Copy everything in the listing below word for word, apart from any images.

# Given material:
• • • •

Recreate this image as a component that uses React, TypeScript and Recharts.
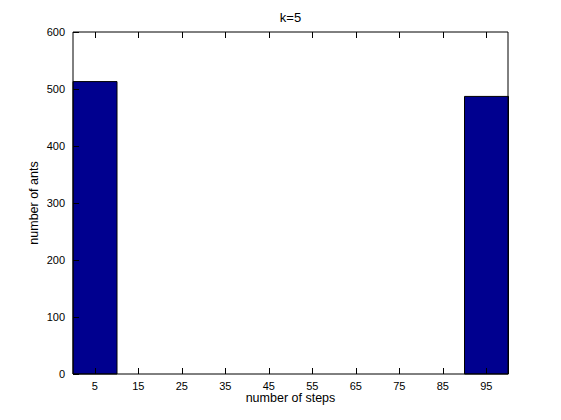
import { Bar, BarChart, XAxis, YAxis } from "recharts";

const bins = [5, 15, 25, 35, 45, 55, 65, 75, 85, 95];
const counts = [513, 0, 0, 0, 0, 0, 0, 0, 0, 487];
const yTicks = [0, 100, 200, 300, 400, 500, 600];

const data = bins.map((b, i) => ({ bin: b, count: counts[i] }));

const FONT = "Arial, 'Liberation Sans', sans-serif";
const labelStyle = { fontSize: 12.5, fill: "#000", fontFamily: FONT };

// snap to pixel centre so 1px tick marks stay crisp
const px = (v: any) => Math.round(Number(v)) + 0.5;

// MATLAB style: tick marks point into the plot box
const BottomTick = (props: any) => {
  const x = Number(props.x);
  const y = Number(props.y);
  return (
    <g>
      <path d={`M${px(x)},${y - 8}V${y - 14}`} stroke="#000" strokeWidth={1} fill="none" />
      <text x={x} y={y} dy="0.71em" textAnchor="middle" fontSize={11} fontFamily={FONT} fill="#000">
        {props.payload.value}
      </text>
    </g>
  );
};

const LeftTick = (props: any) => {
  const x = Number(props.x);
  const y = Number(props.y);
  return (
    <g>
      <path d={`M${x + 8},${px(y)}H${x + 14}`} stroke="#000" strokeWidth={1} fill="none" />
      <text x={x} y={y} dy="0.355em" textAnchor="end" fontSize={11} fontFamily={FONT} fill="#000">
        {props.payload.value}
      </text>
    </g>
  );
};

const TopTick = (props: any) => {
  const x = Number(props.x);
  const y = Number(props.y);
  return <path d={`M${px(x)},${y}V${y + 6}`} stroke="#000" strokeWidth={1} fill="none" />;
};

const RightTick = (props: any) => {
  const x = Number(props.x);
  const y = Number(props.y);
  return <path d={`M${x},${px(y)}H${x - 6}`} stroke="#000" strokeWidth={1} fill="none" />;
};

export default function App() {
  return (
    <div style={{ position: "fixed", left: 0, top: 0, background: "#fff" }}>
      <BarChart
        width={561}
        height={420}
        data={data}
        margin={{ top: 31, right: 52, left: 0, bottom: 0 }}
        barCategoryGap={0}
        barGap={0}
      >
        <XAxis
          dataKey="bin"
          stroke="#000"
          tick={<BottomTick />}
          tickLine={false}
          tickSize={0}
          tickMargin={8}
          height={46}
          interval={0}
          label={{ value: "number of steps", position: "insideBottom", offset: 18, style: labelStyle }}
        />
        <XAxis
          xAxisId="top"
          dataKey="bin"
          orientation="top"
          stroke="#000"
          tick={<TopTick />}
          tickLine={false}
          tickSize={0}
          tickMargin={0}
          height={1}
          interval={0}
          label={{ value: "k=5", position: "top", offset: 9, style: { ...labelStyle, fontSize: 13 } }}
        />
        <YAxis
          domain={[0, 600]}
          ticks={yTicks}
          stroke="#000"
          tick={<LeftTick />}
          tickLine={false}
          tickSize={0}
          tickMargin={8}
          width={73}
          interval={0}
          label={{
            value: "number of ants",
            angle: -90,
            position: "insideLeft",
            offset: 34,
            style: { ...labelStyle, textAnchor: "middle" },
          }}
        />
        <YAxis
          yAxisId="right"
          orientation="right"
          domain={[0, 600]}
          ticks={yTicks}
          stroke="#000"
          tick={<RightTick />}
          tickLine={false}
          tickSize={0}
          tickMargin={0}
          width={1}
          interval={0}
        />
        <Bar dataKey="count" fill="#00008f" stroke="#000" strokeWidth={1} isAnimationActive={false} />
      </BarChart>
    </div>
  );
}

• • • •

# Exercise output:
Recreate this image as a component that uses React, TypeScript and Recharts.
import { Bar, BarChart, XAxis, YAxis } from "recharts";

const bins = [5, 15, 25, 35, 45, 55, 65, 75, 85, 95];
const counts = [513, 0, 0, 0, 0, 0, 0, 0, 0, 487];
const yTicks = [0, 100, 200, 300, 400, 500, 600];

const data = bins.map((b, i) => ({ bin: b, count: counts[i] }));

const FONT = "Arial, 'Liberation Sans', sans-serif";
const labelStyle = { fontSize: 12.5, fill: "#000", fontFamily: FONT };

// snap to pixel centre so 1px tick marks stay crisp
const px = (v: any) => Math.round(Number(v)) + 0.5;

// MATLAB style: tick marks point into the plot box
const BottomTick = (props: any) => {
  const x = Number(props.x);
  const y = Number(props.y);
  return (
    <g>
      <path d={`M${px(x)},${y - 8}V${y - 14}`} stroke="#000" strokeWidth={1} fill="none" />
      <text x={x} y={y} dy="0.71em" textAnchor="middle" fontSize={11} fontFamily={FONT} fill="#000">
        {props.payload.value}
      </text>
    </g>
  );
};

const LeftTick = (props: any) => {
  const x = Number(props.x);
  const y = Number(props.y);
  return (
    <g>
      <path d={`M${x + 8},${px(y)}H${x + 14}`} stroke="#000" strokeWidth={1} fill="none" />
      <text x={x} y={y} dy="0.355em" textAnchor="end" fontSize={11} fontFamily={FONT} fill="#000">
        {props.payload.value}
      </text>
    </g>
  );
};

const TopTick = (props: any) => {
  const x = Number(props.x);
  const y = Number(props.y);
  return <path d={`M${px(x)},${y}V${y + 6}`} stroke="#000" strokeWidth={1} fill="none" />;
};

const RightTick = (props: any) => {
  const x = Number(props.x);
  const y = Number(props.y);
  return <path d={`M${x},${px(y)}H${x - 6}`} stroke="#000" strokeWidth={1} fill="none" />;
};

export default function App() {
  return (
    <div style={{ position: "fixed", left: 0, top: 0, background: "#fff" }}>
      <BarChart
        width={561}
        height={420}
        data={data}
        margin={{ top: 31, right: 52, left: 0, bottom: 0 }}
        barCategoryGap={0}
        barGap={0}
      >
        <XAxis
          dataKey="bin"
          stroke="#000"
          tick={<BottomTick />}
          tickLine={false}
          tickSize={0}
          tickMargin={8}
          height={46}
          interval={0}
          label={{ value: "number of steps", position: "insideBottom", offset: 18, style: labelStyle }}
        />
        <XAxis
          xAxisId="top"
          dataKey="bin"
          orientation="top"
          stroke="#000"
          tick={<TopTick />}
          tickLine={false}
          tickSize={0}
          tickMargin={0}
          height={1}
          interval={0}
          label={{ value: "k=5", position: "top", offset: 9, style: { ...labelStyle, fontSize: 13 } }}
        />
        <YAxis
          domain={[0, 600]}
          ticks={yTicks}
          stroke="#000"
          tick={<LeftTick />}
          tickLine={false}
          tickSize={0}
          tickMargin={8}
          width={73}
          interval={0}
          label={{
            value: "number of ants",
            angle: -90,
            position: "insideLeft",
            offset: 34,
            style: { ...labelStyle, textAnchor: "middle" },
          }}
        />
        <YAxis
          yAxisId="right"
          orientation="right"
          domain={[0, 600]}
          ticks={yTicks}
          stroke="#000"
          tick={<RightTick />}
          tickLine={false}
          tickSize={0}
          tickMargin={0}
          width={1}
          interval={0}
        />
        <Bar dataKey="count" fill="#00008f" stroke="#000" strokeWidth={1} isAnimationActive={false} />
      </BarChart>
    </div>
  );
}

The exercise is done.